To be done: Nothing after the line with "ax.set_ylabel('DENSITY ON 22" belongs in the copy; extract the lines below from the top through that line, pictures left out.

==== Information shown ====

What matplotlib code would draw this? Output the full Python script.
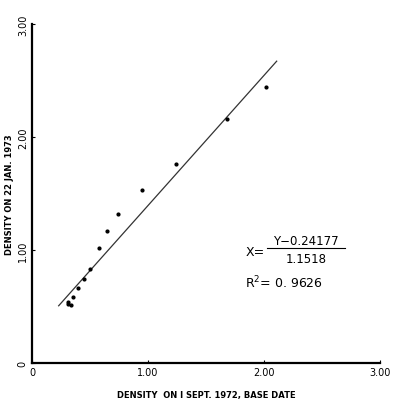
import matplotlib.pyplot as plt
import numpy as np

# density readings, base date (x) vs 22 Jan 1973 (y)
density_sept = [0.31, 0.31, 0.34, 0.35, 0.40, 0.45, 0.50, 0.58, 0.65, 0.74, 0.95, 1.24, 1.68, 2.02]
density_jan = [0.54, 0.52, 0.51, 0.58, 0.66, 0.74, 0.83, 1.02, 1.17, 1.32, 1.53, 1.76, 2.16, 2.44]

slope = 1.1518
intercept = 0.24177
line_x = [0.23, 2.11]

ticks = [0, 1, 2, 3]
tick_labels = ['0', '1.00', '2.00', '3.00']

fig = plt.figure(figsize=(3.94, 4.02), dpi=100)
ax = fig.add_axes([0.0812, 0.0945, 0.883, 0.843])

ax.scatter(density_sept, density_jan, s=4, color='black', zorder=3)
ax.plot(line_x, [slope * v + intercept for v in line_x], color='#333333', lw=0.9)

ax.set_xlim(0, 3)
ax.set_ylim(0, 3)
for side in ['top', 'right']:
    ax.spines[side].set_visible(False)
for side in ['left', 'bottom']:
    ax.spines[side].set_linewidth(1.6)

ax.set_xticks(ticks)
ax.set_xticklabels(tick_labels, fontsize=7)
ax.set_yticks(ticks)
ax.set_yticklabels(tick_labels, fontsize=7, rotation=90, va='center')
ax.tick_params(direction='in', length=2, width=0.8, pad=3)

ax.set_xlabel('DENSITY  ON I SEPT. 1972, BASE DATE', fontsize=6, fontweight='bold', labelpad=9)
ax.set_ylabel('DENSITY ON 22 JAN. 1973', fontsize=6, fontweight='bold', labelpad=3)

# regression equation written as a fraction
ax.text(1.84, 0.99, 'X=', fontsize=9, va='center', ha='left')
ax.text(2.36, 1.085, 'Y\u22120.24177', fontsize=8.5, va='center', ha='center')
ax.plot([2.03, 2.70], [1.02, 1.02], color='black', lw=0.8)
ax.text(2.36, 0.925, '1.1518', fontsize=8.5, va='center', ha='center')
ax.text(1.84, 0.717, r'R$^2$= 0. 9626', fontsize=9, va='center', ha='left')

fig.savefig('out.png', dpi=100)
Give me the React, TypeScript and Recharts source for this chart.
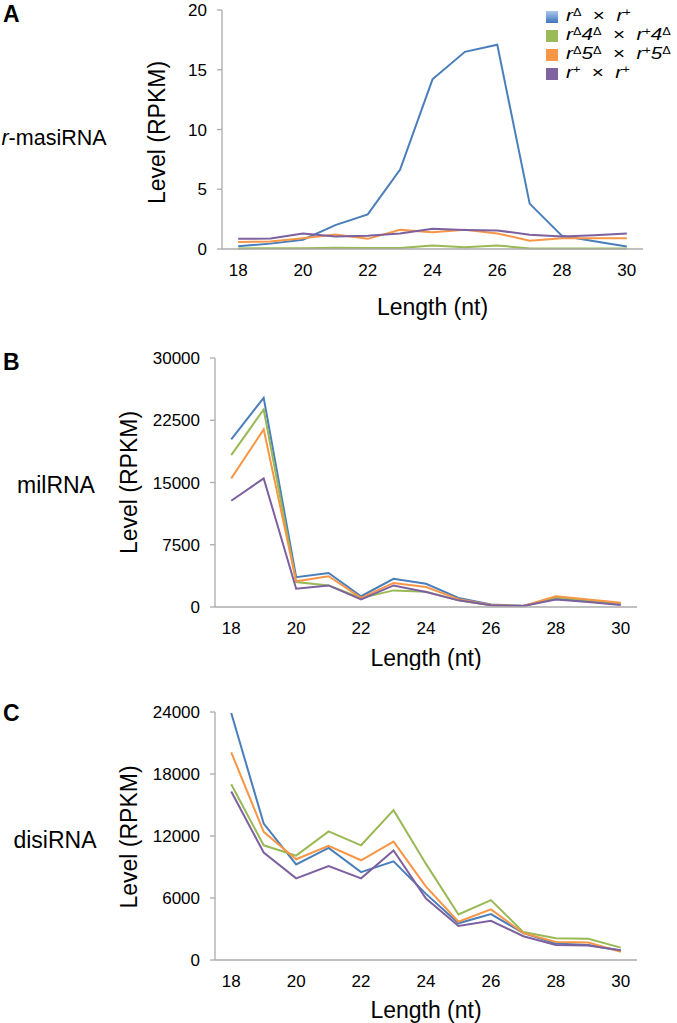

====

Response below:
What matplotlib code would draw this? Output the full Python script.
import matplotlib.pyplot as plt
import numpy as np

# density readings, base date (x) vs 22 Jan 1973 (y)
density_sept = [0.31, 0.31, 0.34, 0.35, 0.40, 0.45, 0.50, 0.58, 0.65, 0.74, 0.95, 1.24, 1.68, 2.02]
density_jan = [0.54, 0.52, 0.51, 0.58, 0.66, 0.74, 0.83, 1.02, 1.17, 1.32, 1.53, 1.76, 2.16, 2.44]

slope = 1.1518
intercept = 0.24177
line_x = [0.23, 2.11]

ticks = [0, 1, 2, 3]
tick_labels = ['0', '1.00', '2.00', '3.00']

fig = plt.figure(figsize=(3.94, 4.02), dpi=100)
ax = fig.add_axes([0.0812, 0.0945, 0.883, 0.843])

ax.scatter(density_sept, density_jan, s=4, color='black', zorder=3)
ax.plot(line_x, [slope * v + intercept for v in line_x], color='#333333', lw=0.9)

ax.set_xlim(0, 3)
ax.set_ylim(0, 3)
for side in ['top', 'right']:
    ax.spines[side].set_visible(False)
for side in ['left', 'bottom']:
    ax.spines[side].set_linewidth(1.6)

ax.set_xticks(ticks)
ax.set_xticklabels(tick_labels, fontsize=7)
ax.set_yticks(ticks)
ax.set_yticklabels(tick_labels, fontsize=7, rotation=90, va='center')
ax.tick_params(direction='in', length=2, width=0.8, pad=3)

ax.set_xlabel('DENSITY  ON I SEPT. 1972, BASE DATE', fontsize=6, fontweight='bold', labelpad=9)
ax.set_ylabel('DENSITY ON 22 JAN. 1973', fontsize=6, fontweight='bold', labelpad=3)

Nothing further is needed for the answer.